I have not hesitated to hand this one to my upper elementary kids as well as teens and tweens, and there’s a reason it took so very long to get back to me! I suspect it would also make for a great read-aloud especially for a a family with several older children, although the chapters are not consistent lengths. Personally I would classify this book as either MG or YA, with appeal for both younger and older audiences as well.

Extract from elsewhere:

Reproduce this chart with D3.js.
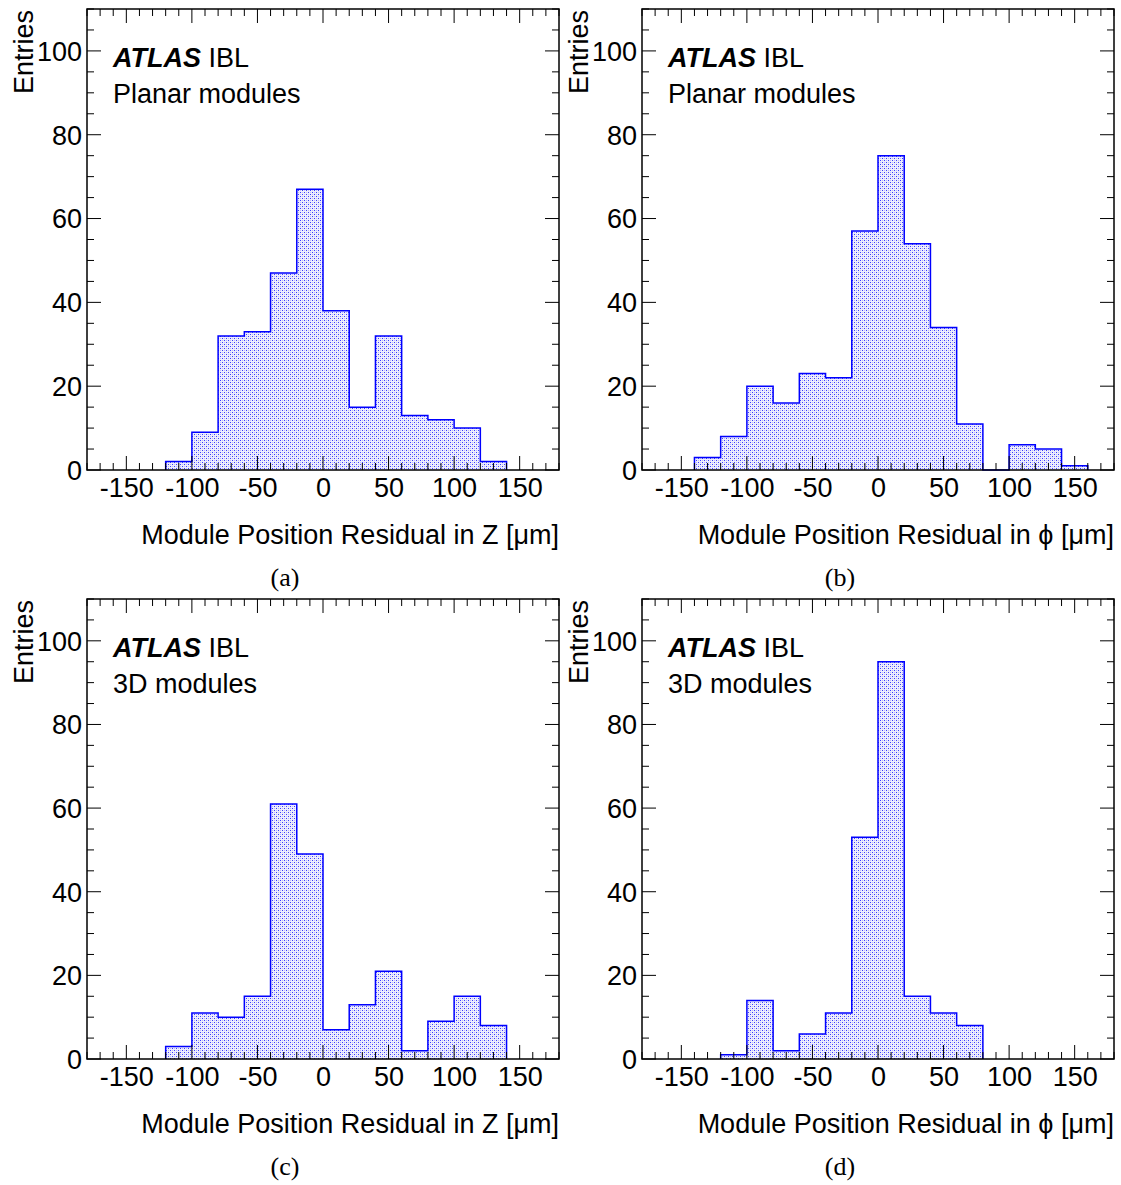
<!DOCTYPE html>
<html>
<head>
<meta charset="utf-8">
<script src="https://cdn.jsdelivr.net/npm/d3@7"></script>
<style>
  html, body { margin: 0; padding: 0; background: #fff; }
  svg { display: block; }
  text { font-family: "Liberation Sans", Arial, Helvetica, sans-serif; fill: #000; }
</style>
</head>
<body>
<script>
// ---------------- data ----------------
const binWidth = 20;
const xTickValues = [-150, -100, -50, 0, 50, 100, 150];
const yTickValues = [0, 20, 40, 60, 80, 100];
const xDomain = [-180, 180];
const yDomain = [0, 110];

const binsA = [-120, -100, -80, -60, -40, -20, 0, 20, 40, 60, 80, 100, 120];
const valuesA = [2, 9, 32, 33, 47, 67, 38, 15, 32, 13, 12, 10, 2];

const binsB = [-140, -120, -100, -80, -60, -40, -20, 0, 20, 40, 60, 80, 100, 120, 140];
const valuesB = [3, 8, 20, 16, 23, 22, 57, 75, 54, 34, 11, 0, 6, 5, 1];

const binsC = [-120, -100, -80, -60, -40, -20, 0, 20, 40, 60, 80, 100, 120];
const valuesC = [3, 11, 10, 15, 61, 49, 7, 13, 21, 2, 9, 15, 8];

const binsD = [-120, -100, -80, -60, -40, -20, 0, 20, 40, 60];
const valuesD = [1, 14, 2, 6, 11, 53, 95, 15, 11, 8];

const panelLabels = ["(a)", "(b)", "(c)", "(d)"];
const moduleLabels = ["Planar modules", "Planar modules", "3D modules", "3D modules"];
const xTitles = ["Module Position Residual in Z [\u03BCm]", "Module Position Residual in \u03D5 [\u03BCm]",
                 "Module Position Residual in Z [\u03BCm]", "Module Position Residual in \u03D5 [\u03BCm]"];
const yTitle = "Entries";

// ---------------- layout ----------------
const W = 1121, H = 1185;
const svg = d3.select("body").append("svg").attr("width", W).attr("height", H);

const defs = svg.append("defs");
const pat = defs.append("pattern").attr("id", "dots")
  .attr("patternUnits", "userSpaceOnUse").attr("width", 4).attr("height", 4);
pat.append("rect").attr("width", 4).attr("height", 4).attr("fill", "#eeeefd");
pat.append("rect").attr("x", 0).attr("y", 0).attr("width", 1).attr("height", 1).attr("fill", "#3c3cff");
pat.append("rect").attr("x", 2).attr("y", 2).attr("width", 1).attr("height", 1).attr("fill", "#3c3cff");
pat.append("rect").attr("x", 2).attr("y", 0).attr("width", 1).attr("height", 1).attr("fill", "#bcbcf8");
pat.append("rect").attr("x", 0).attr("y", 2).attr("width", 1).attr("height", 1).attr("fill", "#bcbcf8");

const frames = [
  { x0: 87, x1: 559, y0: 9, y1: 470 },
  { x0: 642, x1: 1114, y0: 9, y1: 470 },
  { x0: 87, x1: 559, y0: 599, y1: 1059 },
  { x0: 642, x1: 1114, y0: 599, y1: 1059 }
];
const data = [[binsA, valuesA], [binsB, valuesB], [binsC, valuesC], [binsD, valuesD]];
const fmt = v => String(v);

frames.forEach((f, i) => {
  const g = svg.append("g");
  const x = d3.scaleLinear().domain(xDomain).range([f.x0, f.x1]);
  const y = d3.scaleLinear().domain(yDomain).range([f.y1, f.y0]);
  const [bins, vals] = data[i];

  // step outline points
  const pts = [[bins[0], 0]];
  bins.forEach((lo, k) => { pts.push([lo, vals[k]]); pts.push([lo + binWidth, vals[k]]); });
  pts.push([bins[bins.length - 1] + binWidth, 0]);
  const line = d3.line().x(d => x(d[0])).y(d => y(d[1]));

  g.append("path").attr("d", line(pts) + "Z").attr("fill", "url(#dots)").attr("stroke", "none");
  g.append("path").attr("d", line(pts)).attr("fill", "none").attr("stroke", "#0000ff").attr("stroke-width", 1.5);

  const xMinor = d3.range(-180, 181, 10).filter(v => v % 50 !== 0);
  const yMinor = d3.range(0, 111, 5).filter(v => v % 20 !== 0);
  const tickStyle = s => s.attr("stroke", "#000").attr("stroke-width", 1);

  const bot = d3.axisBottom(x).tickValues(xTickValues).tickSize(0).tickFormat(fmt);
  const xa = g.append("g").attr("transform", `translate(0,${f.y1})`).call(bot);
  xa.select(".domain").remove();
  xa.selectAll("text").attr("font-size", 27).attr("dy", null).attr("y", 27)
    .style("font-family", "'Liberation Sans', Arial, sans-serif");

  const yAx = d3.axisLeft(y).tickValues(yTickValues).tickSize(0).tickFormat(fmt);
  const ya = g.append("g").attr("transform", `translate(${f.x0},0)`).call(yAx);
  ya.select(".domain").remove();
  ya.selectAll("text").attr("font-size", 27).attr("x", -5).attr("dy", "0.35em")
    .style("font-family", "'Liberation Sans', Arial, sans-serif");

  const tk = g.append("g");
  xTickValues.forEach(v => {
    tickStyle(tk.append("line").attr("x1", x(v)).attr("x2", x(v)).attr("y1", f.y1).attr("y2", f.y1 - 14));
    tickStyle(tk.append("line").attr("x1", x(v)).attr("x2", x(v)).attr("y1", f.y0).attr("y2", f.y0 + 14));
  });
  xMinor.forEach(v => {
    tickStyle(tk.append("line").attr("x1", x(v)).attr("x2", x(v)).attr("y1", f.y1).attr("y2", f.y1 - 7));
    tickStyle(tk.append("line").attr("x1", x(v)).attr("x2", x(v)).attr("y1", f.y0).attr("y2", f.y0 + 7));
  });
  yTickValues.forEach(v => {
    tickStyle(tk.append("line").attr("x1", f.x0).attr("x2", f.x0 + 14).attr("y1", y(v)).attr("y2", y(v)));
    tickStyle(tk.append("line").attr("x1", f.x1).attr("x2", f.x1 - 14).attr("y1", y(v)).attr("y2", y(v)));
  });
  yMinor.forEach(v => {
    tickStyle(tk.append("line").attr("x1", f.x0).attr("x2", f.x0 + 7).attr("y1", y(v)).attr("y2", y(v)));
    tickStyle(tk.append("line").attr("x1", f.x1).attr("x2", f.x1 - 7).attr("y1", y(v)).attr("y2", y(v)));
  });

  g.append("rect").attr("x", f.x0).attr("y", f.y0).attr("width", f.x1 - f.x0).attr("height", f.y1 - f.y0)
    .attr("fill", "none").attr("stroke", "#000").attr("stroke-width", 1.5);

  g.append("text").attr("transform", `translate(${f.x0 - 54},${f.y0 + 1}) rotate(-90)`)
    .attr("text-anchor", "end").attr("font-size", 27).text(yTitle);
  g.append("text").attr("x", f.x1).attr("y", f.y1 + 74).attr("text-anchor", "end")
    .attr("font-size", 27).text(xTitles[i]);

  const t = g.append("text").attr("x", f.x0 + 26).attr("y", f.y0 + 58).attr("font-size", 27);
  t.append("tspan").attr("font-weight", "bold").attr("font-style", "italic").text("ATLAS");
  t.append("tspan").text(" IBL");
  g.append("text").attr("x", f.x0 + 26).attr("y", f.y0 + 94).attr("font-size", 27).text(moduleLabels[i]);

  g.append("text").attr("x", (f.x0 + f.x1) / 2 - 38).attr("y", f.y1 + 116).attr("text-anchor", "middle")
    .attr("font-size", 26).style("font-family", "'Liberation Serif', 'Times New Roman', serif")
    .text(panelLabels[i]);
});
</script>
</body>
</html>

Besides the events mentioned above, Zahrah does get her first period within the book. This was handled appropriately for young audiences. Her menses don’t just go away either. When she’s traveling, it’s a situation that she has to consider and work around. Although at various points she faces a variety of life-threatening events, we know from the prologue that she will survive and go on to write this book. Other characters or creatures might not be so lucky and provide the necessary suspense.
The friendship between Zahrah and Dari, the relationship she has with her parents and community, the little worldbuilding details, even the slowly building plot were all excellent. The library Zahrah visits was wonderful. I adored all the human moments like a girl with the power to fly who is afraid of heights. What a thing to have happen and yet how common that fear is!
Although Okorafor is frequently considered an African writer, some of her works speak strongly to the African-American experience. She explicitly thanks Virginia Hamilton in the dedication, something I hadn’t noticed on previous reads, even when drawing connections between some of Okorafor’s choices and stories in The People Could Fly.
Virginia Hamilton didn’t write many children’s fantasy stories, but there is at least one of those I also want to check out. Rereading this after some of Okorafor’s other work already helped deepen my perception of Zahrah.
This book is an absolute treasure. I highly recommend it and am glad that Okorafor’s popular adult novels and recent MG release mean this backlist title might be getting some more attention. In particular, I’d like to mention this review from A.M. Blair. Although it’s taken me a few years to review, it’s been enjoyed at our house ever since her daughters recommended it. After 15 years my hopes for a series of Zahrah books are low, but not totally quenched.